═════ DATASET ENTRIES ═════

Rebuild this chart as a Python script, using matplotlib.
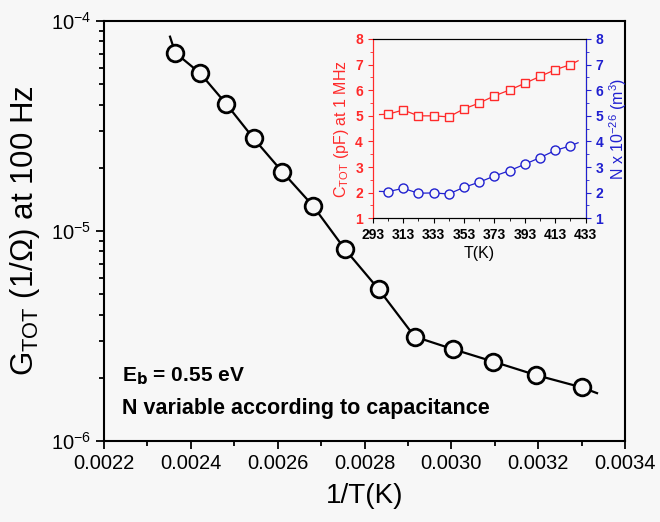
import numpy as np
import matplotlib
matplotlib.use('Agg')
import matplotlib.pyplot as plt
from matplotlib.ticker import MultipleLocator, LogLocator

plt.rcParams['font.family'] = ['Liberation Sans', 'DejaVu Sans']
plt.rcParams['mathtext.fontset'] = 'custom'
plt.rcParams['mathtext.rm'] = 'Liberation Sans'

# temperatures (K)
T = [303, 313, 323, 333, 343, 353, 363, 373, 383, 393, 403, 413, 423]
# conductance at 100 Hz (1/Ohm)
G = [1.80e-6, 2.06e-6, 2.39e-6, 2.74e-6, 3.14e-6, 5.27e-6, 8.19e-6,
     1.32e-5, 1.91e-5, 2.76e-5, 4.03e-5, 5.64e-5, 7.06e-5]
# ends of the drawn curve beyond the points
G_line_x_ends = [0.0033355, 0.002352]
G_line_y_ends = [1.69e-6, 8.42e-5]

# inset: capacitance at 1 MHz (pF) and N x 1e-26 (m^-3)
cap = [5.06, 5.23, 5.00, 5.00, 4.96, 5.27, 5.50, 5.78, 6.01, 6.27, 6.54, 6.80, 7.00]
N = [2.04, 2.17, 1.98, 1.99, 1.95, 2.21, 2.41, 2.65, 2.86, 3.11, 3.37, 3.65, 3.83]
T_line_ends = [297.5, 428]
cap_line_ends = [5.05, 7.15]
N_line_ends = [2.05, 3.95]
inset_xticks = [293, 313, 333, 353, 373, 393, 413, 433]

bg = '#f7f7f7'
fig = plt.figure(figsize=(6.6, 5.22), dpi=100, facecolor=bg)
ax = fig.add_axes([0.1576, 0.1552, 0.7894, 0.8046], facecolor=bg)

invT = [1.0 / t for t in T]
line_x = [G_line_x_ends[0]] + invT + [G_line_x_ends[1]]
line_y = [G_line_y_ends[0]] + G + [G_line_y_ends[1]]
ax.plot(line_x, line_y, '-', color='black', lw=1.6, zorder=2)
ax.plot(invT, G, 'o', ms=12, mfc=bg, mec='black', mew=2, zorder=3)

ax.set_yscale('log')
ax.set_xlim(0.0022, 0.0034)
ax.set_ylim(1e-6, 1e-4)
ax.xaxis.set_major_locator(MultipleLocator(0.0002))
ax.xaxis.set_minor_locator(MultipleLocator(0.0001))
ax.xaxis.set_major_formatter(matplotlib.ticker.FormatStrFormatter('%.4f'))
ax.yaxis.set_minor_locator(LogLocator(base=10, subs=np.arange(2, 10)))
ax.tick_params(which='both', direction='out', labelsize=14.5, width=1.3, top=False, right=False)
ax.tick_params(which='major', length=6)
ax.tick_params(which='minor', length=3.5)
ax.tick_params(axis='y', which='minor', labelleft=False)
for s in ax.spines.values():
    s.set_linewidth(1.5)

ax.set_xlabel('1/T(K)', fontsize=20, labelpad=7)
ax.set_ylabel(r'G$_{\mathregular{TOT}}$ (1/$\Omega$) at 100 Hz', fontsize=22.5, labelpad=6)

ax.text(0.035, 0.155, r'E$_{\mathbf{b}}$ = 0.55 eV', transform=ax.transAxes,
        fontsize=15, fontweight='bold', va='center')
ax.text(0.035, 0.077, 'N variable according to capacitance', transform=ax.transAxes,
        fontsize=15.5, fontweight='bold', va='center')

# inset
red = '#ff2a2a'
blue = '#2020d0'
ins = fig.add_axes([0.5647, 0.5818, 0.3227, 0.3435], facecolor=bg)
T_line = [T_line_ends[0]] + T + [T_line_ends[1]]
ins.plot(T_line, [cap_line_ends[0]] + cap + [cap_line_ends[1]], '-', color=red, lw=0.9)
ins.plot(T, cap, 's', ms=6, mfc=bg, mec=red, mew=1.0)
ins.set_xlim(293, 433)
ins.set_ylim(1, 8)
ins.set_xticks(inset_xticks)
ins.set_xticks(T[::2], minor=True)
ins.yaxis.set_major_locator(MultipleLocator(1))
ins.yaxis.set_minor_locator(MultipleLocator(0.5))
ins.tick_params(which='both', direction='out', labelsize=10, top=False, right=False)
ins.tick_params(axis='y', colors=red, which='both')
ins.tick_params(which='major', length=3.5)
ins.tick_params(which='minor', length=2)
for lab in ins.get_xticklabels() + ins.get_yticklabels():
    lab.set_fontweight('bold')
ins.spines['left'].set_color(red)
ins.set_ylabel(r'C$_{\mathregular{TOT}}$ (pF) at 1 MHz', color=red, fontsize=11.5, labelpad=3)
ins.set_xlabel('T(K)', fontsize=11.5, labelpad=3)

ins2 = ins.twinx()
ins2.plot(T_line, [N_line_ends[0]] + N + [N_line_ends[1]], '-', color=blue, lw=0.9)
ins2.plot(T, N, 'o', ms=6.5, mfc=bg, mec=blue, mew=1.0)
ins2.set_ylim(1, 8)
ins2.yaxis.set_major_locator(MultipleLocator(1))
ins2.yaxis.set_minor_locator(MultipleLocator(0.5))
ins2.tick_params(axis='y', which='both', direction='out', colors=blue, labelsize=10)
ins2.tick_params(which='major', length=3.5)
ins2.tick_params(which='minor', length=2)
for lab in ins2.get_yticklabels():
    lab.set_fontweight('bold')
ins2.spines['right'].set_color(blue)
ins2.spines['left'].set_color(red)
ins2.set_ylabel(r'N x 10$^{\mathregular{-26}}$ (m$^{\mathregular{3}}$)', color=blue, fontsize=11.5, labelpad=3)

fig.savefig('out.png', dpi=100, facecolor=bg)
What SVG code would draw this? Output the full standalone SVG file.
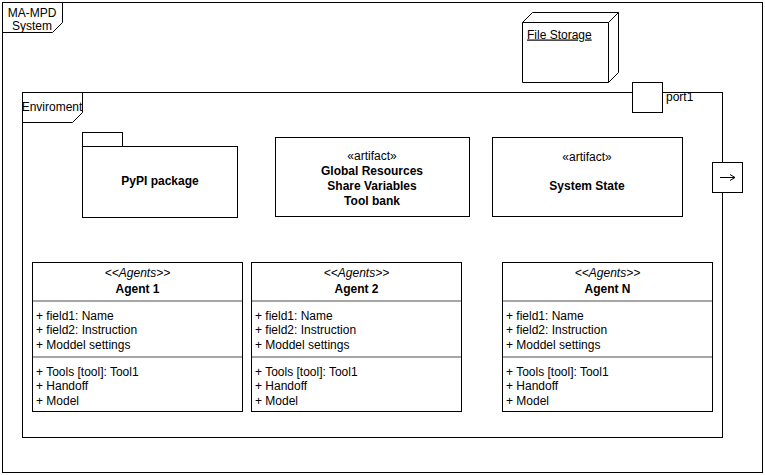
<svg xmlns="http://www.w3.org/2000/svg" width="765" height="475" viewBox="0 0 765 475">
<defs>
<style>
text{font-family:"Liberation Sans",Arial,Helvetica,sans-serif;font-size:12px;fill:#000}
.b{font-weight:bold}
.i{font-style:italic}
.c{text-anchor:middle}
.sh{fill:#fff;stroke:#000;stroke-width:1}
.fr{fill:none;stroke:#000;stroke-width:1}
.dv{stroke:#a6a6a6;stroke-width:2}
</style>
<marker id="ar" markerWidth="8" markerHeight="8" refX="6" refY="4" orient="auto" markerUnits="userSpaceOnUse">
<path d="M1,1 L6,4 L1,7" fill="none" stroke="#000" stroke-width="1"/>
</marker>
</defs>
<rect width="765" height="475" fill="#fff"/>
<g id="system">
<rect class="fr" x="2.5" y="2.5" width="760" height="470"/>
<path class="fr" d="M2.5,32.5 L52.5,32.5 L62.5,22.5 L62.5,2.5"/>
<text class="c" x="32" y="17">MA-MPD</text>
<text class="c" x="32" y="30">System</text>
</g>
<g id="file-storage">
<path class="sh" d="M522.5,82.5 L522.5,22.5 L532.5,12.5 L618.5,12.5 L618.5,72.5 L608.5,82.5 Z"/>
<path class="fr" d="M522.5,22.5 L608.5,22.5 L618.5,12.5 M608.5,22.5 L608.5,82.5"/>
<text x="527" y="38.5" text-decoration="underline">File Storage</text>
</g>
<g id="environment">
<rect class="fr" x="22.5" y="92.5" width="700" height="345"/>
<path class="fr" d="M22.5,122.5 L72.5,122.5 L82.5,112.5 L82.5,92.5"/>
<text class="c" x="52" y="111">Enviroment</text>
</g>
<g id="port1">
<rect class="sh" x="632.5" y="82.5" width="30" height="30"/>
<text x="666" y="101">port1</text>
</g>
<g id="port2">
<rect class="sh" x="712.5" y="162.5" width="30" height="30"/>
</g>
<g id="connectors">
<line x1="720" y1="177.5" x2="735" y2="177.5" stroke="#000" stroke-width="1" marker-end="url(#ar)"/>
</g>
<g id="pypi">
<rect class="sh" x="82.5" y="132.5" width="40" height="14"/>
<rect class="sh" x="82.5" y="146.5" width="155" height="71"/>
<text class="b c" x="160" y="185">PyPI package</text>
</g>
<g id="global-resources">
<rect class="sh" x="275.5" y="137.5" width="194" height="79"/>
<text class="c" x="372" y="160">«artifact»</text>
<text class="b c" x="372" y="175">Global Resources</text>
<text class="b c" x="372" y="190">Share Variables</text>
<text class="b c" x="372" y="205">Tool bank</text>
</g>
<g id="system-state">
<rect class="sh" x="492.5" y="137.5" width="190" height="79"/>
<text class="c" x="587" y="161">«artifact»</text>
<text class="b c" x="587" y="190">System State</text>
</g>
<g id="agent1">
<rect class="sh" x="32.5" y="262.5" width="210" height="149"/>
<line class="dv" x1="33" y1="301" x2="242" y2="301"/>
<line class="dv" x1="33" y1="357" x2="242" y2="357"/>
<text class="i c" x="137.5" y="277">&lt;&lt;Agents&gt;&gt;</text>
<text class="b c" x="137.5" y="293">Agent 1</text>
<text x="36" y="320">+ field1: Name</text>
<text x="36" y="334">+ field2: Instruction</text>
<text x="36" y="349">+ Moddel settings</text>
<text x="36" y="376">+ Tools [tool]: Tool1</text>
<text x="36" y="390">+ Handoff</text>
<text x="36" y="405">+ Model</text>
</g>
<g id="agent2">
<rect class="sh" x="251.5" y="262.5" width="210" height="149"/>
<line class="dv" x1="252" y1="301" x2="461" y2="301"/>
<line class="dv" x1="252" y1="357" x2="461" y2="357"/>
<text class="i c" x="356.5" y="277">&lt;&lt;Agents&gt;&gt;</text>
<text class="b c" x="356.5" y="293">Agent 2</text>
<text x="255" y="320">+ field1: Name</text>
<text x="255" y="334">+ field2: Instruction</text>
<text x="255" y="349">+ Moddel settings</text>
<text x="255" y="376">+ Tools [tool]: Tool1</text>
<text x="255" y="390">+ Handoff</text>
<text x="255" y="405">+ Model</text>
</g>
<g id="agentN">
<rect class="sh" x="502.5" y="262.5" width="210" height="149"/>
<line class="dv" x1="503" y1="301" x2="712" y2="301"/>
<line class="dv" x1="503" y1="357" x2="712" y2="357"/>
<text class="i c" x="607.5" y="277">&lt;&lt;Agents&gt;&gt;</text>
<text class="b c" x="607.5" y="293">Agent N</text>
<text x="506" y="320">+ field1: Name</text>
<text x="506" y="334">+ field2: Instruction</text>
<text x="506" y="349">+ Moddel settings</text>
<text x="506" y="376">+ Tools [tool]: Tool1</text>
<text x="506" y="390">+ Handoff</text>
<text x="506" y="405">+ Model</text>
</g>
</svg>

═════

WHAT YOU HAVE TO DO - Restate exactly, please, only the lines between the start of the data and the line containing "from matplotlib.ticker import", both ends included, skipping the pictures.

RESULT FOR THIS TASK -
Rebuild this chart as a Python script, using matplotlib.
import numpy as np
import matplotlib
matplotlib.use('Agg')
import matplotlib.pyplot as plt
from matplotlib.ticker import MultipleLocator, LogLocator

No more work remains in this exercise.